Sunday, June 05, 2005

General Cunningham in East Africa in early 1941

General Cunningham attacked Italian Somaliland from Kenya, starting on February 10th, 1941. He had four infantry brigades in his force. On February 22, he fought a battle against six Italian brigades and indiginous troops, and beat them. When his enemy melted away, Conningham advance 200 miles to capture Mogadishu (a familiar name to us, as this point). Since he had no opposition, he marched his troops 700 miles to Ethiopia (which the British called Abyssinia). The British were already attacking the Italian positions in Eritrea, so this put Cunningham's forces in the Italian rear.

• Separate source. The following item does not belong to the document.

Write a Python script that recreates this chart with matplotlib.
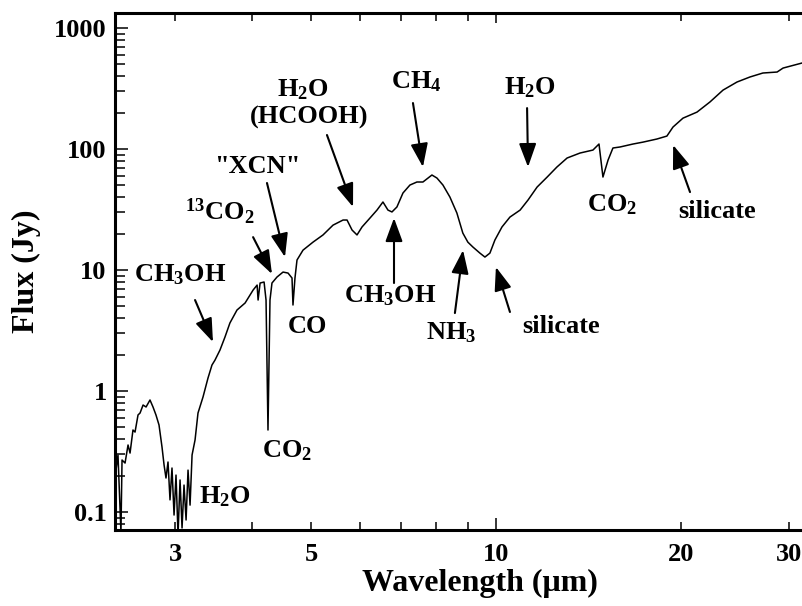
import matplotlib
matplotlib.use("Agg")
import matplotlib.pyplot as plt
from matplotlib.ticker import FixedLocator, NullFormatter

# spectrum (wavelength in micron, flux in Jy)
wavelength = [2.405, 2.423, 2.450, 2.460, 2.488, 2.516, 2.535, 2.563, 2.583, 2.612,
              2.632, 2.662, 2.692, 2.732, 2.763, 2.794, 2.826, 2.858, 2.880, 2.901,
              2.923, 2.945, 2.967, 2.990, 3.012, 3.035, 3.058, 3.081, 3.104, 3.128,
              3.151, 3.175, 3.199, 3.235, 3.271, 3.333, 3.396, 3.447, 3.486, 3.552,
              3.619, 3.687, 3.786, 3.903, 4.022, 4.083, 4.098, 4.129, 4.191, 4.222,
              4.253, 4.285, 4.317, 4.399, 4.500, 4.585, 4.654, 4.671, 4.706, 4.742,
              4.850, 5.035, 5.228, 5.428, 5.636, 5.721, 5.830, 5.939, 6.052, 6.235,
              6.401, 6.546, 6.670, 6.771, 6.898, 7.056, 7.243, 7.435, 7.605, 7.866,
              8.015, 8.198, 8.415, 8.638, 8.833, 9.001, 9.172, 9.417, 9.596, 9.777,
              9.962, 10.23, 10.54, 10.95, 11.28, 11.67, 12.12, 12.57, 13.06, 13.71,
              14.39, 14.72, 14.94, 15.23, 15.51, 15.93, 16.72, 17.35, 18.29, 18.99,
              19.43, 20.17, 21.26, 22.32, 23.44, 24.70, 25.93, 27.22, 28.71, 29.36, 31.52]
flux = [0.222, 0.296, 0.068, 0.269, 0.254, 0.358, 0.307, 0.476, 0.458, 0.634,
        0.658, 0.766, 0.738, 0.843, 0.738, 0.634, 0.524, 0.344, 0.245, 0.191,
        0.259, 0.126, 0.231, 0.0944, 0.202, 0.065, 0.184, 0.0738, 0.167, 0.0859,
        0.222, 0.114, 0.296, 0.394, 0.658, 0.892, 1.28, 1.64, 1.80, 2.18,
        2.79, 3.65, 4.67, 5.34, 6.83, 7.51, 5.65, 7.81, 7.96, 5.65,
        0.476, 5.65, 7.81, 8.75, 9.62, 9.44, 8.59, 5.14, 8.59, 12.1,
        14.6, 17.0, 19.5, 23.5, 25.9, 25.9, 21.4, 19.5, 22.7, 26.9,
        31.3, 36.5, 31.3, 30.2, 33.2, 43.3, 50.4, 53.4, 53.4, 61.0,
        57.6, 50.4, 40.1, 29.6, 20.2, 17.0, 15.5, 13.8, 12.8, 13.8,
        17.7, 22.7, 27.4, 31.3, 37.9, 48.5, 58.7, 71.0, 84.3, 92.7,
        98.1, 110, 58.7, 81.1, 102, 104, 110, 114, 121, 128,
        152, 180, 202, 245, 307, 358, 394, 425, 433, 467, 514]

xticks = [3, 5, 10, 20, 30]
xtick_labels = ["3", "5", "10", "20", "30"]
xminor = [4, 6, 7, 8, 9]
yticks = [0.1, 1, 10, 100, 1000]
ytick_labels = ["0.1", "1", "10", "100", "1000"]

plt.rcParams['font.family'] = 'Liberation Serif'
plt.rcParams['font.weight'] = 'bold'
plt.rcParams['mathtext.fontset'] = 'custom'
plt.rcParams['mathtext.rm'] = 'Liberation Serif:bold'
plt.rcParams['mathtext.it'] = 'Liberation Serif:bold'
plt.rcParams['mathtext.bf'] = 'Liberation Serif:bold'
plt.rcParams['mathtext.default'] = 'rm'

fig = plt.figure(figsize=(8.02, 6.06), dpi=100)
ax = fig.add_axes([0.1434, 0.1254, 0.8591, 0.8531])

ax.plot(wavelength, flux, color='black', lw=1.1)
ax.set_xscale('log')
ax.set_yscale('log')
ax.set_xlim(2.396, 31.76)
ax.set_ylim(0.071, 1331)

ax.set_xticks(xticks)
ax.set_xticklabels(xtick_labels)
ax.xaxis.set_minor_locator(FixedLocator(xminor))
ax.xaxis.set_minor_formatter(NullFormatter())
ax.set_yticks(yticks)
ax.set_yticklabels(ytick_labels)
ax.yaxis.set_minor_formatter(NullFormatter())

ax.tick_params(which='both', direction='in', top=True, right=False, width=1.1, labelsize=19)
ax.tick_params(axis='y', which='major', length=9.5, pad=6)
ax.tick_params(axis='y', which='minor', length=7)
ax.tick_params(axis='x', which='major', length=5.5, pad=9)
ax.tick_params(axis='x', which='minor', length=5.5)
# the decade tick at 10 is drawn longer
t10 = ax.xaxis.get_major_ticks()[2]
t10.tick1line.set_markersize(8.5)
t10.tick2line.set_markersize(7.5)
for side in ['left', 'bottom', 'top']:
    ax.spines[side].set_linewidth(2.2)
ax.spines['right'].set_visible(False)

ax.set_xlabel("Wavelength (μm)", fontsize=23, fontweight='bold')
ax.set_ylabel("Flux (Jy)", fontsize=23, fontweight='bold')
ax.xaxis.set_label_coords(0.53, -0.1025)
ax.yaxis.set_label_coords(-0.128, 0.5)
ax.xaxis.label.set_va('center')
ax.yaxis.label.set_va('center')

arrow = dict(arrowstyle='-|>,head_length=0.6,head_width=0.22', color='black',
             lw=1.5, mutation_scale=24, shrinkA=0, shrinkB=0)
ax.annotate('', xy=(3.460, 2.54), xytext=(3.235, 5.65), arrowprops=arrow)
ax.annotate('', xy=(4.317, 9.27), xytext=(4.022, 18.7), arrowprops=arrow)
ax.annotate('', xy=(4.533, 12.8), xytext=(4.237, 52.4), arrowprops=arrow)
ax.annotate('', xy=(5.851, 33.2), xytext=(5.306, 130.6), arrowprops=arrow)
ax.annotate('', xy=(7.605, 71.0), xytext=(7.326, 240), arrowprops=arrow)
ax.annotate('', xy=(11.28, 71.0), xytext=(11.24, 218), arrowprops=arrow)
ax.annotate('', xy=(6.823, 26.9), xytext=(6.823, 7.81), arrowprops=arrow)
ax.annotate('', xy=(8.840, 14.6), xytext=(8.574, 4.41), arrowprops=arrow)
ax.annotate('', xy=(10.0, 10.6), xytext=(10.54, 4.50), arrowprops=arrow)
ax.annotate('', xy=(19.44, 108), xytext=(20.71, 44.1), arrowprops=arrow)

lab = dict(ha='center', va='center', fontsize=19, fontweight='bold')
ax.text(3.058, 9.10, r'$CH_3OH$', **lab)
ax.text(3.552, 30.2, r'$^{13}CO_2$', **lab)
ax.text(4.082, 72.4, '"XCN"', **lab)
ax.text(4.850, 307, r'$H_2O$', **lab)
ax.text(4.961, 184, '(HCOOH)', **lab)
ax.text(7.409, 360, r'$CH_4$', **lab)
ax.text(11.36, 319, r'$H_2O$', **lab)
ax.text(15.46, 34.5, r'$CO_2$', **lab)
ax.text(22.91, 30.2, 'silicate', **lab)
ax.text(6.722, 6.10, r'$CH_3OH$', **lab)
ax.text(8.446, 3.02, r'$NH_3$', **lab)
ax.text(12.76, 3.44, 'silicate', **lab)
ax.text(4.924, 3.44, 'CO', **lab)
ax.text(4.568, 0.32, r'$CO_2$', **lab)
ax.text(3.619, 0.133, r'$H_2O$', **lab)

fig.savefig("out.png", dpi=100)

After resting three days, he set off again. After itermediate stops at Harrar (March 26th) and Diredawa (March 29th), his troops entered Addas Abab on April 6th. General Auchinleck was so impressed by Cunningham's performance that he appointed him to command the 8th Army. The problem was that Cunningham was thrust into a role and environment with which was new to him. He had not commanded mechanized troops, and the desert was different from East Africa. This is based on the account in Correlli Barnett's book The Desert Generals.


yemish said...

I grew up in a house on Cunningham Street in Addis Ababa; the street was named after him in honor of his gallant march into Addis Ababa. I think it is believed that he liberated the capital from the hands of the Italians. General Cunningham was a great hero to the youth of Ethiopia in the 50s.

Jim said...

Thank you. General Cunningham did well routing the Italians from East Africa. He was worn out by the strain and lacked experience in mechanized warfare, so he was a poor choice to command the 8th Army in North Africa.